WHAT IS ASKED
Extract, from the records beneath this instruction, each line that contains the word "React".

Start STORED RECORDS

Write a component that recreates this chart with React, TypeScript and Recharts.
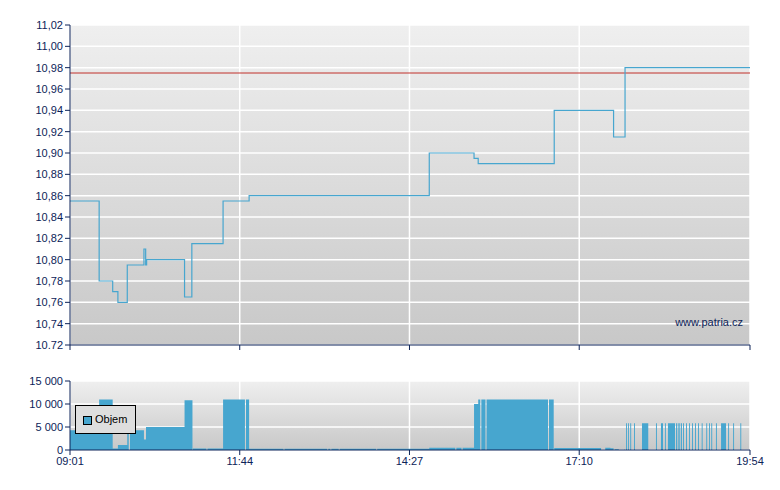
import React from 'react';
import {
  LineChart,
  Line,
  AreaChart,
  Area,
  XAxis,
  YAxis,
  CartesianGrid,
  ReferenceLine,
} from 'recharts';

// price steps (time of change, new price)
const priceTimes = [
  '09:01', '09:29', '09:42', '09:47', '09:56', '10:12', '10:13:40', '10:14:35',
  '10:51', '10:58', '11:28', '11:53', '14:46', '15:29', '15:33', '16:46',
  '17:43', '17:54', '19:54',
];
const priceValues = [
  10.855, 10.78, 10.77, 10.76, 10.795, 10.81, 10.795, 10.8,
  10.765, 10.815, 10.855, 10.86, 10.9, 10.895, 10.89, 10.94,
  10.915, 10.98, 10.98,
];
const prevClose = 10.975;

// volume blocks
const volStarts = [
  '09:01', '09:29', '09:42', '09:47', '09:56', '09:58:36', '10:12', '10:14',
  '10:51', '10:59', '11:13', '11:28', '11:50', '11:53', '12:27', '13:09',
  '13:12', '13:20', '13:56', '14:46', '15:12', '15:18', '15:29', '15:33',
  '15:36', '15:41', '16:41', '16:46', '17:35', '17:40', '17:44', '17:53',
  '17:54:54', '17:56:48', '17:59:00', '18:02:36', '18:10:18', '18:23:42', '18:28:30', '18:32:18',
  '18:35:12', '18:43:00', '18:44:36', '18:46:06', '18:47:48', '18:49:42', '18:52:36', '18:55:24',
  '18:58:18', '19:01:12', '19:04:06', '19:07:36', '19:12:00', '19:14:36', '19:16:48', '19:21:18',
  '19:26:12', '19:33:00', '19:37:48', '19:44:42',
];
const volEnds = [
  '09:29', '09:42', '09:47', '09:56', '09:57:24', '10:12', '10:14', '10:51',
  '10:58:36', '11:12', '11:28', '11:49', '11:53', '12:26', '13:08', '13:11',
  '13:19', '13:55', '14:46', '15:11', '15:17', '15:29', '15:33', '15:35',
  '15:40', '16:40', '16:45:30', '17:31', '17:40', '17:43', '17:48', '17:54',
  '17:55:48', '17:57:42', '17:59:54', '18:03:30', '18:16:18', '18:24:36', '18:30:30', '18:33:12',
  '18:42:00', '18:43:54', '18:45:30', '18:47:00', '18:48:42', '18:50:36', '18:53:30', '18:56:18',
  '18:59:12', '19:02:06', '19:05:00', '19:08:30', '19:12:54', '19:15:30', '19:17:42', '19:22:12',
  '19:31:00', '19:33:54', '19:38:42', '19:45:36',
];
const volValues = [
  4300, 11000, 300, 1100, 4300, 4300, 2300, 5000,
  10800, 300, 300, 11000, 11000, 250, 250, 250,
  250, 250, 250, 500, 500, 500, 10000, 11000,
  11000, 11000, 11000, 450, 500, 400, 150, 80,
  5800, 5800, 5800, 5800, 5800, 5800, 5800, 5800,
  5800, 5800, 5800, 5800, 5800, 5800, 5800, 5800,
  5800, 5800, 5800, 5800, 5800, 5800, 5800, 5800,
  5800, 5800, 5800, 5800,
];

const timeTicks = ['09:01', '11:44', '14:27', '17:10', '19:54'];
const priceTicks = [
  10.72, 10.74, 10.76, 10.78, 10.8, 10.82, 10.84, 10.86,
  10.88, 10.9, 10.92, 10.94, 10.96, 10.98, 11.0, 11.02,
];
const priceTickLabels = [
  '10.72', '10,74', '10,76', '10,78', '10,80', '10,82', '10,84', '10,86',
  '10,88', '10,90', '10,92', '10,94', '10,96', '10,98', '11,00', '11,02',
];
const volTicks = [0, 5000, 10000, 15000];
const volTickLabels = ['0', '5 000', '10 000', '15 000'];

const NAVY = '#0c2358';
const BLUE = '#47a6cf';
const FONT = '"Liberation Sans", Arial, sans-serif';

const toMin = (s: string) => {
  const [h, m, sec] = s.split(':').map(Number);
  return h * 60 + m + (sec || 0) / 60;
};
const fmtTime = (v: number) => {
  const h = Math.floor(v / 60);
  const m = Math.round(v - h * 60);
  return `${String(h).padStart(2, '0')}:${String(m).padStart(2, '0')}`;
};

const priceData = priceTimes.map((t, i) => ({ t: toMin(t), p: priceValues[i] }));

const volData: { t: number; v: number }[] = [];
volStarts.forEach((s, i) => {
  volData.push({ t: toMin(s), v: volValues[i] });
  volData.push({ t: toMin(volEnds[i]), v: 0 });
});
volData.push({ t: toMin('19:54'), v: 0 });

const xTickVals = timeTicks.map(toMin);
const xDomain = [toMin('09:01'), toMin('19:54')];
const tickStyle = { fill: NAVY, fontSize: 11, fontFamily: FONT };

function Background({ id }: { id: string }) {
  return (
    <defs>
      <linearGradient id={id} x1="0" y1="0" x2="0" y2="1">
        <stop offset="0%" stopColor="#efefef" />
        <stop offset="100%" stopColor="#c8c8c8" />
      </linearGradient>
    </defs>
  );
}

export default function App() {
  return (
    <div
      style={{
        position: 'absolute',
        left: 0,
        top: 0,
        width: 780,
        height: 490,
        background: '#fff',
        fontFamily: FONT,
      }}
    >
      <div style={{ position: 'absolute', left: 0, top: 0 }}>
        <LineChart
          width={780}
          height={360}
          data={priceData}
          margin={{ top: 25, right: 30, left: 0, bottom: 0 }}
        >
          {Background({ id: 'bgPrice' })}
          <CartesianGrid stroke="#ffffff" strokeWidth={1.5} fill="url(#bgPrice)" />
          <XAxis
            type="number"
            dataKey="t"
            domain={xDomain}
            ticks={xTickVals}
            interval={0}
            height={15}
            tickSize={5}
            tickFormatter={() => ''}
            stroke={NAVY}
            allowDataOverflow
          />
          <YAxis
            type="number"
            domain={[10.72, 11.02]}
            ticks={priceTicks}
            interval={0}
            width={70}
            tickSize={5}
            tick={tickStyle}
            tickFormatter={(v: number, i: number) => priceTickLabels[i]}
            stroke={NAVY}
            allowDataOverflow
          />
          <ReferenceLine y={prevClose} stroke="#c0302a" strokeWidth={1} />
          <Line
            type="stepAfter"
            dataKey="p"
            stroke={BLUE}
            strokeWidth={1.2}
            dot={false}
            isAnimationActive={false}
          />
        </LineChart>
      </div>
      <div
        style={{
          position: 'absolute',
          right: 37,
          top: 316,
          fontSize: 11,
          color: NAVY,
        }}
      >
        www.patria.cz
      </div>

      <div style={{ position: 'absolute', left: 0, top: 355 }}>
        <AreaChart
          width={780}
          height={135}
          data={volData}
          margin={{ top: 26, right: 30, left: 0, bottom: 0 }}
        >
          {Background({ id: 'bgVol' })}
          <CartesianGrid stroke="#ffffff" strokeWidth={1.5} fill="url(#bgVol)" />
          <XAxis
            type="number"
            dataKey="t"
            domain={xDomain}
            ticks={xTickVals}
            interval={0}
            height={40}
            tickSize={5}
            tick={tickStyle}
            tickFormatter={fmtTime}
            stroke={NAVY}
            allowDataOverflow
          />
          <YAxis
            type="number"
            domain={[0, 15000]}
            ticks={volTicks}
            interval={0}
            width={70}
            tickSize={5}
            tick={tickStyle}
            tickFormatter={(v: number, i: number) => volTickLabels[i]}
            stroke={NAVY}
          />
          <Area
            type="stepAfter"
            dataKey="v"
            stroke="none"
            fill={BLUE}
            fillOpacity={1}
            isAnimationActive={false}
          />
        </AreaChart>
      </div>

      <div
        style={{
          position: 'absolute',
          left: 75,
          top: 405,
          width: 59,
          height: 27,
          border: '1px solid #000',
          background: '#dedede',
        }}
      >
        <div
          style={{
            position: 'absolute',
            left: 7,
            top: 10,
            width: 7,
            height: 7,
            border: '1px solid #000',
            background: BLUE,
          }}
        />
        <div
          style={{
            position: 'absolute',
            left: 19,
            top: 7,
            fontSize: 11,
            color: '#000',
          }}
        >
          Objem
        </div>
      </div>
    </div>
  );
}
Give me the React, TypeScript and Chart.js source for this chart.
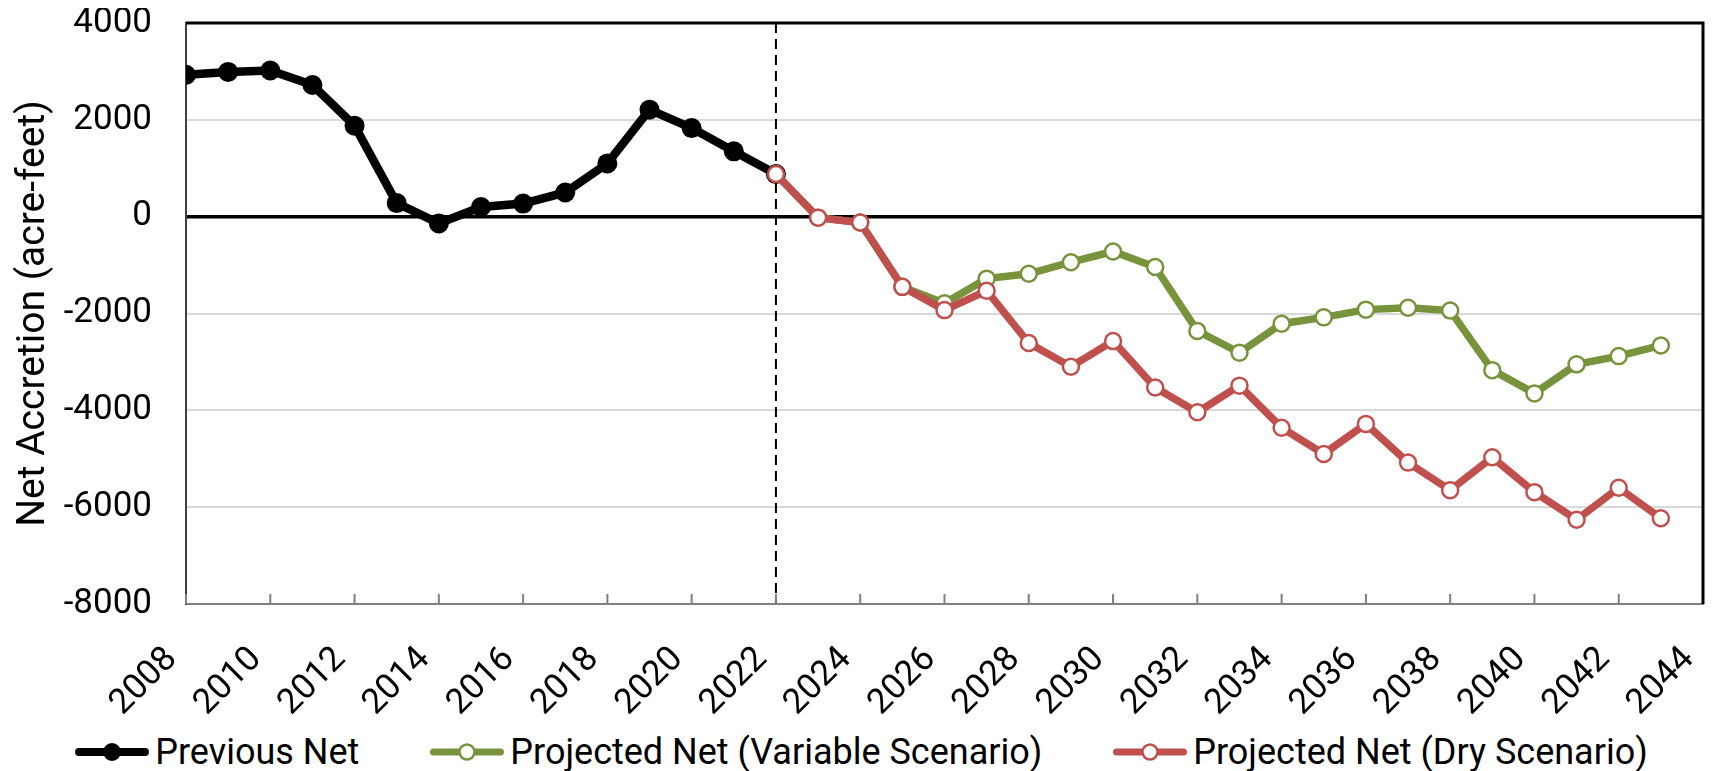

End STORED RECORDS

TASK RESPONSE
Write a component that recreates this chart with React, TypeScript and Recharts.
import React from 'react';
Give me the React, TypeScript and Chart.js source for this chart.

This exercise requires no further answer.